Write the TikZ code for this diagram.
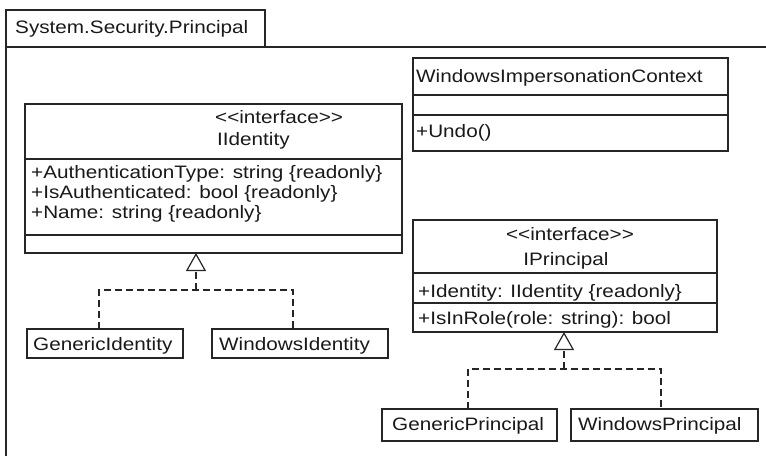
\documentclass[tikz,border=0pt]{standalone}
\usepackage{fontspec}
\setmainfont{Liberation Sans}[FakeStretch=1.15]
\usetikzlibrary{arrows.meta,calc}
\newcommand\stereo[1]{<\kern0pt<#1>\kern0pt>}
\begin{document}
\begin{tikzpicture}[x=1pt,y=-1pt,
  ln/.style={draw=black!85, line width=1.2pt},
  box/.style={ln, anchor=north west, inner sep=0pt, outer sep=0pt},
  txt/.style={anchor=base west, inner sep=0pt, font=\fontsize{18}{20}\selectfont, text=black!90},
  ctxt/.style={txt, anchor=base},
  real/.style={ln, dash pattern=on 7pt off 4pt},
  gen/.style={-{Triangle[open, length=18pt, width=20pt, line width=1.2pt]}}
]
\useasboundingbox (0,0) rectangle (766,456);

% package frame
\node[box, minimum width=259pt, minimum height=37pt] (tab) at (6,10) {};
\coordinate (frameTR) at (766,47);
\coordinate (frameBL) at (6,456);
\draw[ln] (frameTR) -- (tab.south west) -- (frameBL);
\node[txt] (title) at (15,33) {System.Security.Principal};

% IIdentity
\node[box, minimum width=377pt, minimum height=149pt] (iid) at (25,104) {};
\draw[ln] ($(iid.north west)+(0,55)$) -- ($(iid.north east)+(0,55)$);
\draw[ln] ($(iid.north west)+(0,131)$) -- ($(iid.north east)+(0,131)$);
\node[txt] (iidst) at (215,123) {\stereo{interface}};
\node[txt] (iidname) at (217,145) {IIdentity};
\node[txt] (iida1) at (31,178) {+AuthenticationType: string \{readonly\}};
\node[txt] (iida2) at (31,198) {+IsAuthenticated: bool \{readonly\}};
\node[txt] (iida3) at (31,218) {+Name: string \{readonly\}};

% WindowsImpersonationContext
\node[box, minimum width=315pt, minimum height=93pt] (wic) at (413,58) {};
\draw[ln] ($(wic.north west)+(0,37)$) -- ($(wic.north east)+(0,37)$);
\draw[ln] ($(wic.north west)+(0,57)$) -- ($(wic.north east)+(0,57)$);
\node[txt] (wicname) at (416,82) {WindowsImpersonationContext};
\node[txt] (wicop) at (416,137) {+Undo()};

% IPrincipal
\node[box, minimum width=304pt, minimum height=112pt] (ip) at (413,220) {};
\draw[ln] ($(ip.north west)+(0,53)$) -- ($(ip.north east)+(0,53)$);
\draw[ln] ($(ip.north west)+(0,83)$) -- ($(ip.north east)+(0,83)$);
\node[ctxt] (ipst) at (570,240) {\stereo{interface}};
\node[ctxt] (ipname) at (566,265) {IPrincipal};
\node[txt] (ipa1) at (418,297) {+Identity: IIdentity \{readonly\}};
\node[txt] (ipo1) at (418,324) {+IsInRole(role: string): bool};

% implementing classes
\node[box, minimum width=156pt, minimum height=29pt] (gi) at (27,329) {};
\node[txt] (giname) at (33,350) {GenericIdentity};
\node[box, minimum width=176pt, minimum height=29pt] (wi) at (212,329) {};
\node[txt] (winame) at (219,350) {WindowsIdentity};
\node[box, minimum width=175pt, minimum height=32pt] (gp) at (382,409) {};
\node[txt] (gpname) at (392,430) {GenericPrincipal};
\node[box, minimum width=187pt, minimum height=32pt] (wp) at (571,409) {};
\node[txt] (wpname) at (578,430) {WindowsPrincipal};

% realizations
\coordinate (j1) at (196,290);
\draw[real] ($(gi.north)+(-6,0)$) |- (j1) -| ($(wi.north)+(-7,0)$);
\draw[real, gen] (j1) -- (j1 |- iid.south);
\coordinate (j2) at (564,369);
\draw[real] ($(gp.north)+(-1.5,0)$) |- (j2) -| ($(wp.north)+(-3.5,0)$);
\draw[real, gen] (j2) -- (j2 |- ip.south);
\end{tikzpicture}
\end{document}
------------------------------------
**What to do**
Give an exact reproduction of every line, leaving out any picture.

**Response for this exercise**
Write the TikZ code for this diagram.
\documentclass[tikz,border=0pt]{standalone}
\usepackage{fontspec}
\setmainfont{Liberation Sans}[FakeStretch=1.15]
\usetikzlibrary{arrows.meta,calc}
\newcommand\stereo[1]{<\kern0pt<#1>\kern0pt>}
\begin{document}
\begin{tikzpicture}[x=1pt,y=-1pt,
  ln/.style={draw=black!85, line width=1.2pt},
  box/.style={ln, anchor=north west, inner sep=0pt, outer sep=0pt},
  txt/.style={anchor=base west, inner sep=0pt, font=\fontsize{18}{20}\selectfont, text=black!90},
  ctxt/.style={txt, anchor=base},
  real/.style={ln, dash pattern=on 7pt off 4pt},
  gen/.style={-{Triangle[open, length=18pt, width=20pt, line width=1.2pt]}}
]
\useasboundingbox (0,0) rectangle (766,456);

% package frame
\node[box, minimum width=259pt, minimum height=37pt] (tab) at (6,10) {};
\coordinate (frameTR) at (766,47);
\coordinate (frameBL) at (6,456);
\draw[ln] (frameTR) -- (tab.south west) -- (frameBL);
\node[txt] (title) at (15,33) {System.Security.Principal};

% IIdentity
\node[box, minimum width=377pt, minimum height=149pt] (iid) at (25,104) {};
\draw[ln] ($(iid.north west)+(0,55)$) -- ($(iid.north east)+(0,55)$);
\draw[ln] ($(iid.north west)+(0,131)$) -- ($(iid.north east)+(0,131)$);
\node[txt] (iidst) at (215,123) {\stereo{interface}};
\node[txt] (iidname) at (217,145) {IIdentity};
\node[txt] (iida1) at (31,178) {+AuthenticationType: string \{readonly\}};
\node[txt] (iida2) at (31,198) {+IsAuthenticated: bool \{readonly\}};
\node[txt] (iida3) at (31,218) {+Name: string \{readonly\}};

% WindowsImpersonationContext
\node[box, minimum width=315pt, minimum height=93pt] (wic) at (413,58) {};
\draw[ln] ($(wic.north west)+(0,37)$) -- ($(wic.north east)+(0,37)$);
\draw[ln] ($(wic.north west)+(0,57)$) -- ($(wic.north east)+(0,57)$);
\node[txt] (wicname) at (416,82) {WindowsImpersonationContext};
\node[txt] (wicop) at (416,137) {+Undo()};

% IPrincipal
\node[box, minimum width=304pt, minimum height=112pt] (ip) at (413,220) {};
\draw[ln] ($(ip.north west)+(0,53)$) -- ($(ip.north east)+(0,53)$);
\draw[ln] ($(ip.north west)+(0,83)$) -- ($(ip.north east)+(0,83)$);
\node[ctxt] (ipst) at (570,240) {\stereo{interface}};
\node[ctxt] (ipname) at (566,265) {IPrincipal};
\node[txt] (ipa1) at (418,297) {+Identity: IIdentity \{readonly\}};
\node[txt] (ipo1) at (418,324) {+IsInRole(role: string): bool};

% implementing classes
\node[box, minimum width=156pt, minimum height=29pt] (gi) at (27,329) {};
\node[txt] (giname) at (33,350) {GenericIdentity};
\node[box, minimum width=176pt, minimum height=29pt] (wi) at (212,329) {};
\node[txt] (winame) at (219,350) {WindowsIdentity};
\node[box, minimum width=175pt, minimum height=32pt] (gp) at (382,409) {};
\node[txt] (gpname) at (392,430) {GenericPrincipal};
\node[box, minimum width=187pt, minimum height=32pt] (wp) at (571,409) {};
\node[txt] (wpname) at (578,430) {WindowsPrincipal};

% realizations
\coordinate (j1) at (196,290);
\draw[real] ($(gi.north)+(-6,0)$) |- (j1) -| ($(wi.north)+(-7,0)$);
\draw[real, gen] (j1) -- (j1 |- iid.south);
\coordinate (j2) at (564,369);
\draw[real] ($(gp.north)+(-1.5,0)$) |- (j2) -| ($(wp.north)+(-3.5,0)$);
\draw[real, gen] (j2) -- (j2 |- ip.south);
\end{tikzpicture}
\end{document}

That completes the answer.